Delingpole: Lockdown III – BoJo’s Most Destructive Idiocy Yet


Just when you thought it was safe to go back into the pub, the government has decided to effectively extend the lockdown that Prime Minister Boris Johnson promised faithfully would end on December 2nd.

To escape any charges that he might have been lying through his teeth — Boris? A fat mendacious tosser? Surely not…? — the PM has cunningly arranged it so it’s not called a “lockdown” any more. Instead, Britain has been put under a series of regional lockdowns of differing severity known as “tiers”. Some of the restrictions are so draconian that they are actually even worse than the national lockdown.

The inconsistencies and stupidities of this have not gone unnoticed:

Their criticisms are well-made. Rural areas with sparse populations and low risk of infection are bracketed in the same category as teeming metropolises. Areas that before the lockdown were low risk have suddenly, inexplicably, risen to high risk. And how, honestly does any of this count as an end to ‘lockdown’ when in fact in the higher tiers you either won’t be allowed to go to the pub, or the restrictions will be so onerous that most pubs won’t find it financially viable to open anyway?

Also, here’s the $64,000 question: if lockdowns are so necessary and effective, how come after four weeks of lockdown Britain remains in such a state of extreme viral threat that the only solution — allegedly — is still more lockdown?

It is absurd. And increasingly, outside the Westminster bubble, everyone seems to realise this.

The problem lies inside the Westminster bubble. If you want an example of how blinkered and useless these people are, do check out this debate I had recently with Andrew Bridgen MP:

Up until this year I was a great admirer of Andrew Bridgen. I’ve interviewed him quite often on video for Breitbart, in large part because he’s one of the few genuinely conservative MPs in the government, because he’s robust on Brexit, and because he’s fearless and uncompromised.
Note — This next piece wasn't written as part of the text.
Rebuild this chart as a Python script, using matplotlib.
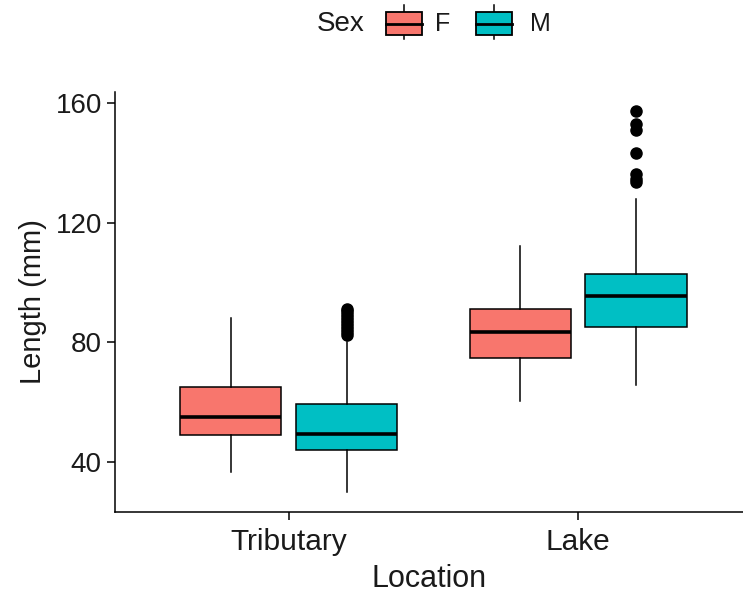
import matplotlib
matplotlib.use("Agg")
import matplotlib.pyplot as plt
import numpy as np
from matplotlib.patches import Rectangle

plt.rcParams["font.family"] = ["Liberation Sans", "DejaVu Sans"]

locations = ["Tributary", "Lake"]
sexes = ["F", "M"]
colors = ["#F8766D", "#00BFC4"]

# summaries, one value per location (Tributary, Lake)
f_whislo = [36.7, 60.4]
f_q1 = [48.9, 74.8]
f_med = [55.1, 83.5]
f_q3 = [65.1, 91.3]
f_whishi = [88.3, 112.1]
f_fliers = [[], []]

m_whislo = [30.0, 65.7]
m_q1 = [43.8, 85.0]
m_med = [49.3, 95.5]
m_q3 = [59.2, 103.0]
m_whishi = [80.1, 128.1]
m_fliers = [
    [82.5, 83.5, 84.5, 85.5, 86.5, 87.5, 88.5, 89.5, 90.5, 91.2],
    [133.6, 134.8, 136.2, 143.3, 151.2, 153.2, 157.6],
]

summaries = [
    (f_whislo, f_q1, f_med, f_q3, f_whishi, f_fliers),
    (m_whislo, m_q1, m_med, m_q3, m_whishi, m_fliers),
]

W, H = 743, 597
fig = plt.figure(figsize=(W / 100, H / 100), dpi=100)
ax = fig.add_axes([115 / W, 1 - 512 / H, (W - 115) / W, (512 - 91.7) / H])

offsets = [-0.2, 0.2]
for si, (lo, q1, med, q3, hi, fl) in enumerate(summaries):
    stats = [
        dict(whislo=lo[i], q1=q1[i], med=med[i], q3=q3[i], whishi=hi[i], fliers=fl[i])
        for i in range(len(locations))
    ]
    ax.bxp(
        stats, positions=np.arange(1, len(locations) + 1) + offsets[si],
        widths=0.35, patch_artist=True, showcaps=False,
        boxprops=dict(facecolor=colors[si], edgecolor="black", lw=1.1),
        medianprops=dict(color="black", lw=2.6, solid_capstyle="butt"),
        whiskerprops=dict(color="black", lw=1.1),
        flierprops=dict(marker="o", markerfacecolor="black", markeredgecolor="black",
                        markersize=8, linestyle="none"),
    )

ax.set_xlim(0.4, 0.4 + (W - 115) / 289.5)
ax.set_ylim(23.2, 163.9)
ax.set_xticks(np.arange(1, len(locations) + 1))
ax.set_xticklabels(locations)
ax.set_yticks([40, 80, 120, 160])
for s in ["top", "right"]:
    ax.spines[s].set_visible(False)
for s in ["left", "bottom"]:
    ax.spines[s].set_linewidth(1.1)
ax.tick_params(length=5.5, width=1.1, color="black", labelsize=20,
               labelcolor="#1a1a1a", pad=4)
ax.tick_params(axis="x", labelsize=21.5, pad=6)
ax.set_xlabel("Location", fontsize=22, color="#1a1a1a", labelpad=6)
ax.set_ylabel("Length (mm)", fontsize=21, color="#1a1a1a", labelpad=6)

# legend drawn in pixel coordinates across the top
lg = fig.add_axes([0, 0, 1, 1], zorder=-1)
lg.set_xlim(0, W)
lg.set_ylim(H, 0)
lg.set_axis_off()
lg.text(341, 24, "Sex", fontsize=20, ha="center", va="center", color="#1a1a1a")
key_x = [386, 476]
text_x = [443, 540]
for k, sex in enumerate(sexes):
    x0 = key_x[k]
    lg.plot([x0 + 17.5, x0 + 17.5], [5, 39], color="black", lw=1.1, zorder=1)
    lg.add_patch(Rectangle((x0, 12), 35.5, 23, facecolor=colors[k],
                           edgecolor="black", lw=1.3, zorder=2))
    lg.plot([x0, x0 + 35.5], [23.5, 23.5], color="black", lw=2.0, zorder=3)
    lg.text(text_x[k], 24, sex, fontsize=18, ha="center", va="center", color="#1a1a1a")

fig.savefig("out.png", dpi=100)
Or so I thought until his car crash appearance in this debate (in which he was robustly challenged both by me and my fellow panellists David Vance and Godfrey Bloom.)
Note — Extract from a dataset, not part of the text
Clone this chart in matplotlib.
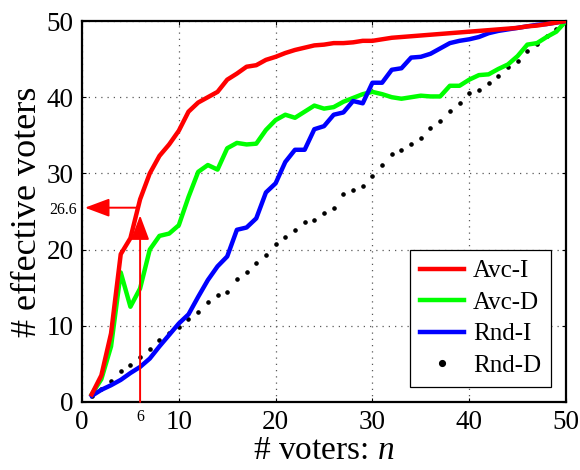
import matplotlib
matplotlib.use("Agg")
import matplotlib.pyplot as plt
import numpy as np

plt.rcParams['font.family'] = ['Liberation Serif', 'DejaVu Serif']
plt.rcParams['mathtext.fontset'] = 'custom'
plt.rcParams['mathtext.rm'] = 'Liberation Serif'
plt.rcParams['mathtext.it'] = 'Liberation Serif:italic'

n_voters = list(range(1, 51))
avc_i = [1.0, 3.5, 9.0, 19.4, 21.5, 26.6, 30.0, 32.3, 33.8, 35.6,
         38.1, 39.3, 40.0, 40.7, 42.3, 43.1, 44.0, 44.2, 44.9, 45.3,
         45.8, 46.2, 46.5, 46.8, 46.9, 47.1, 47.1, 47.2, 47.4, 47.4,
         47.6, 47.8, 47.9, 48.0, 48.1, 48.2, 48.3, 48.4, 48.5, 48.6,
         48.7, 48.8, 48.9, 49.0, 49.1, 49.3, 49.4, 49.6, 49.8, 50.0]
avc_d = [1.0, 3.0, 7.3, 17.0, 12.5, 14.9, 20.0, 21.8, 22.1, 23.2,
         26.9, 30.2, 31.1, 30.5, 33.3, 34.0, 33.8, 33.9, 35.7, 37.0,
         37.7, 37.3, 38.1, 38.9, 38.5, 38.7, 39.4, 39.9, 40.4, 40.7,
         40.4, 40.0, 39.8, 40.0, 40.2, 40.1, 40.1, 41.5, 41.5, 42.3,
         42.9, 43.0, 43.7, 44.3, 45.4, 46.9, 47.1, 47.9, 48.6, 50.0]
rnd_i = [0.8, 1.6, 2.2, 2.9, 3.8, 4.6, 5.7, 7.3, 8.8, 10.3,
         11.5, 13.8, 16.0, 17.8, 19.1, 22.6, 22.9, 24.1, 27.5, 28.7,
         31.5, 33.1, 33.1, 35.8, 36.2, 37.7, 38.0, 39.5, 39.2, 41.9,
         41.9, 43.6, 43.8, 45.2, 45.3, 45.7, 46.4, 47.1, 47.4, 47.6,
         47.9, 48.4, 48.7, 48.9, 49.1, 49.3, 49.5, 49.6, 49.8, 50.0]
rnd_d = [0.8, 1.7, 2.8, 4.1, 4.8, 5.9, 7.0, 8.1, 9.0, 9.8,
         10.9, 11.8, 13.1, 14.0, 14.4, 16.2, 17.1, 18.2, 19.3, 20.8,
         21.6, 22.6, 23.6, 23.9, 24.8, 25.5, 27.3, 27.8, 28.4, 29.7,
         31.1, 32.5, 33.1, 33.8, 34.7, 36.0, 36.9, 38.2, 39.2, 40.5,
         40.9, 41.8, 42.8, 44.0, 44.7, 46.1, 47.0, 48.0, 49.0, 50.0]

mark_x = 6
mark_y = 26.6
ticks = [0, 10, 20, 30, 40, 50]

fig = plt.figure(figsize=(5.8, 4.7), dpi=100)
ax = fig.add_axes([0.1414, 0.1447, 0.8345, 0.8106])

ax.plot(n_voters, avc_i, color='#ff0000', lw=3.2, label='Avc-I', zorder=4)
ax.plot(n_voters, avc_d, color='#00ff00', lw=3.2, label='Avc-D', zorder=3)
ax.plot(n_voters, rnd_i, color='#0000ff', lw=3.2, label='Rnd-I', zorder=3)
ax.plot(n_voters, rnd_d, linestyle='none', marker='o', ms=2.3, color='black',
        label='Rnd-D', zorder=2)

ax.set_xlim(0, 50)
ax.set_ylim(0, 50)
ax.set_xticks(ticks)
ax.set_yticks(ticks)
ax.grid(True, linestyle=(0, (1, 4)), color='0.35', lw=0.9)
ax.tick_params(direction='in', top=True, right=True, labelsize=19.5, length=3,
               width=0.8, pad=6)
for s in ax.spines.values():
    s.set_linewidth(1.6)

# annotation arrows
astyle = '-|>,head_length=0.75,head_width=0.28'
ax.annotate('', xy=(mark_x, mark_y - 2.1), xytext=(mark_x, 0),
            arrowprops=dict(arrowstyle=astyle, color='#ff0000', lw=1.4,
                            mutation_scale=20, shrinkA=0, shrinkB=0),
            zorder=5)
ax.annotate('', xy=(0.3, mark_y - 1.1), xytext=(mark_x - 0.4, mark_y - 1.1),
            arrowprops=dict(arrowstyle=astyle, color='#ff0000', lw=1.4,
                            mutation_scale=20, shrinkA=0, shrinkB=0),
            zorder=5)
ax.text(-0.5, mark_y - 1.4, f'{mark_y}', fontsize=11.5, ha='right', va='center',
        transform=ax.transData)
ax.text(mark_x, -0.9, f'{mark_x}', fontsize=11.5, ha='center', va='top')

ax.set_ylabel('# effective voters', fontsize=26, labelpad=2)
ax.set_xlabel('# voters: $n$', fontsize=24, labelpad=0)

leg = ax.legend(loc='lower right', fontsize=18, frameon=True, fancybox=False,
                edgecolor='black', framealpha=1, handlelength=1.75,
                borderpad=0.4, labelspacing=0.36, handletextpad=0.35,
                numpoints=1, markerscale=1.8, borderaxespad=0.6)
leg.get_frame().set_linewidth(0.9)

fig.savefig('out.png', dpi=100)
Bridgen bought into every official shibboleth on coronavirus. He was so excruciatingly on-message that he might just as well have been Health Secretary Matt Hancock himself.

This is so disappointing. Of course one expects lies, ignorance and propaganda from the Cabinet ministers responsible for the government’s cruel and financially ruinous coronavirus policies. But backbenchers, traditionally, are there to hold their government to account, check its excesses, and represent the interests of the electorate rather than the narrow elite.
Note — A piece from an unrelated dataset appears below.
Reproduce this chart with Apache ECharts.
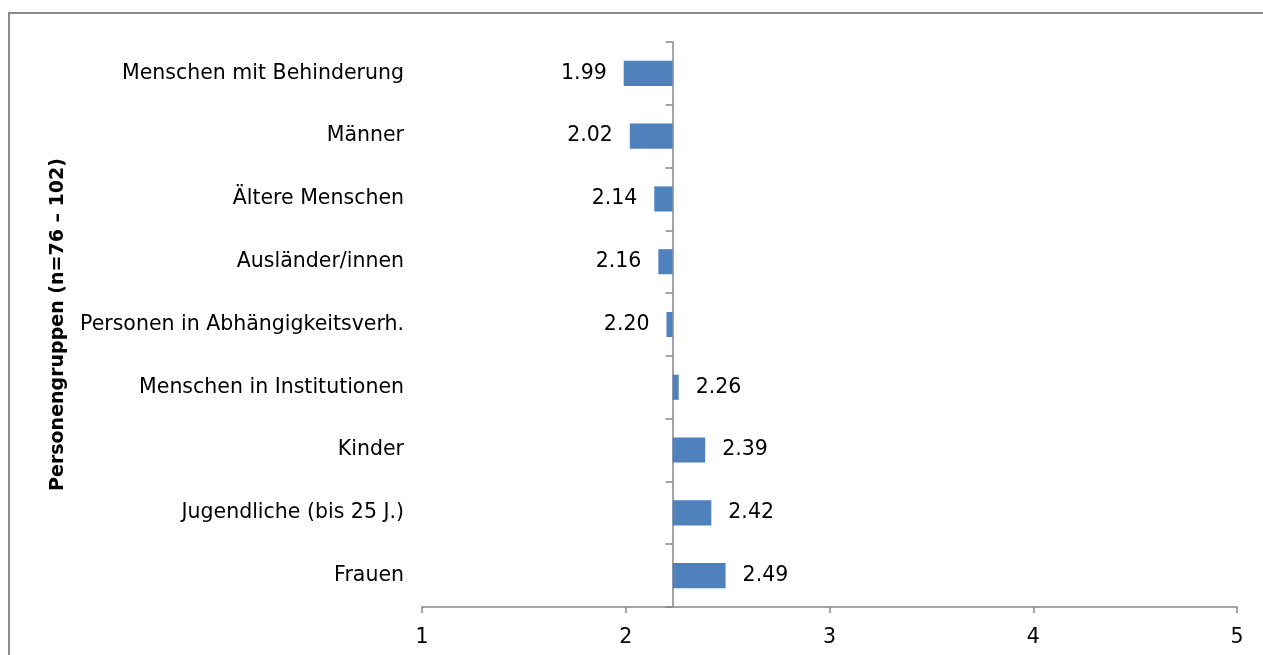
<!DOCTYPE html>
<html><head><meta charset="utf-8">
<script src="https://cdn.jsdelivr.net/npm/echarts@6/dist/echarts.min.js"></script>
<style>html,body{margin:0;padding:0;background:#fff}#c{width:1263px;height:655px}</style>
</head><body><div id="c"></div>
<script>
const categories = ["Menschen mit Behinderung","Männer","Ältere Menschen","Ausländer/innen","Personen in Abhängigkeitsverh.","Menschen in Institutionen","Kinder","Jugendliche (bis 25 J.)","Frauen"];
const values = [1.99, 2.02, 2.14, 2.16, 2.20, 2.26, 2.39, 2.42, 2.49];
const xTicks = [1, 2, 3, 4, 5];
const BASE = 2.23;
const FONT = "DejaVu Sans";
const FS = 20.5;

const chart = echarts.init(document.getElementById('c'));
const GRID = {left: 422, right: 26, top: 42, bottom: 48};
function build(offset){
  return {
    animation: false,
    graphic: [{type:'rect', shape:{x:9, y:13, width:1300, height:700}, style:{fill:'none', stroke:'#898989', lineWidth:2}, silent:true}],
    grid: GRID,
    xAxis: {type:'value', min:xTicks[0], max:xTicks[xTicks.length-1], interval:1,
      axisLine:{show:true, lineStyle:{color:'#878787', width:1.5}},
      axisTick:{show:true, inside:false, length:6, lineStyle:{color:'#878787', width:1.5}},
      axisLabel:{color:'#000', fontFamily:FONT, fontSize:FS, margin:20},
      splitLine:{show:false}},
    yAxis: [
      {type:'category', data:categories, inverse:true,
       name:'Personengruppen (n=76 – 102)', nameLocation:'middle', nameGap:354,
       nameTextStyle:{fontFamily:FONT, fontSize:19, fontWeight:'bold', color:'#000'},
       axisLine:{show:false}, axisTick:{show:false},
       axisLabel:{color:'#000', fontFamily:FONT, fontSize:FS, margin:18}},
      {type:'category', data:categories, inverse:true, position:'left', offset:offset,
       axisLine:{show:true, lineStyle:{color:'#878787', width:1.5}},
       axisTick:{show:true, length:7, lineStyle:{color:'#878787', width:1.5}},
       axisLabel:{show:false}}
    ],
    series: [{
      type:'custom', xAxisIndex:0, yAxisIndex:0,
      encode:{x:1, y:0},
      data: values.map((v,i)=>[i, v]),
      renderItem: function(params, api){
        const idx = api.value(0), v = api.value(1);
        const p0 = api.coord([BASE, idx]), p1 = api.coord([v, idx]);
        const h = api.size([0,1])[1]*0.4;
        const neg = v < BASE;
        return {type:'group', children:[
          {type:'rect', shape:{x:Math.min(p0[0],p1[0]), y:p0[1]-h/2, width:Math.abs(p1[0]-p0[0]), height:h},
           style:{fill:'#4f81bd'}},
          {type:'text', x: p1[0] + (neg ? -17 : 17), y: p0[1],
           style:{text: v.toFixed(2), align: neg ? 'right' : 'left', verticalAlign:'middle',
                  fontFamily:FONT, fontSize:FS, fill:'#000'}}
        ]};
      }
    }]
  };
}
chart.setOption(build(0));
const px = chart.convertToPixel({xAxisIndex:0}, BASE);
chart.setOption(build(-(px - GRID.left)));
</script></body></html>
Sadly, it seems fellow backbencher Sir Charles Walker MP is the exception, not the rule.

Walker, you’ll recall, is the MP who quite magnificently rose to the occasion when he saw police overreacting outrageously to an anti-lockdown protest by hauling an elderly woman, spreadeagled, into their van.

“You don’t need to obey an illegal order,” Walker called to the police — who ignored him.

What Walker realised in this epiphanic moment was something most of his parliamentary colleagues have yet to twig: that what is happening to the country right now is un-British, unconstitutional, undemocratic — the crazed flailings of an increasingly totalitarian regime so drunk with power that it has completely forgotten that its job is to act was the people’s servant, not its bullying master.

It’s truly extraordinary that with Britain just having experienced its biggest economic slump in 300 years — with an 11 per cent collapse in GDP — the government is still proposing to keep it under lockdowns which will undoubtedly kill still more jobs and businesses.

More extraordinary still is that so many MPs on the Conservative benches are supporting it, oblivious to the suffering of all those constituents whose livelihoods are being strangled and freedoms radically curtailed to no obviously useful purpose whatsoever.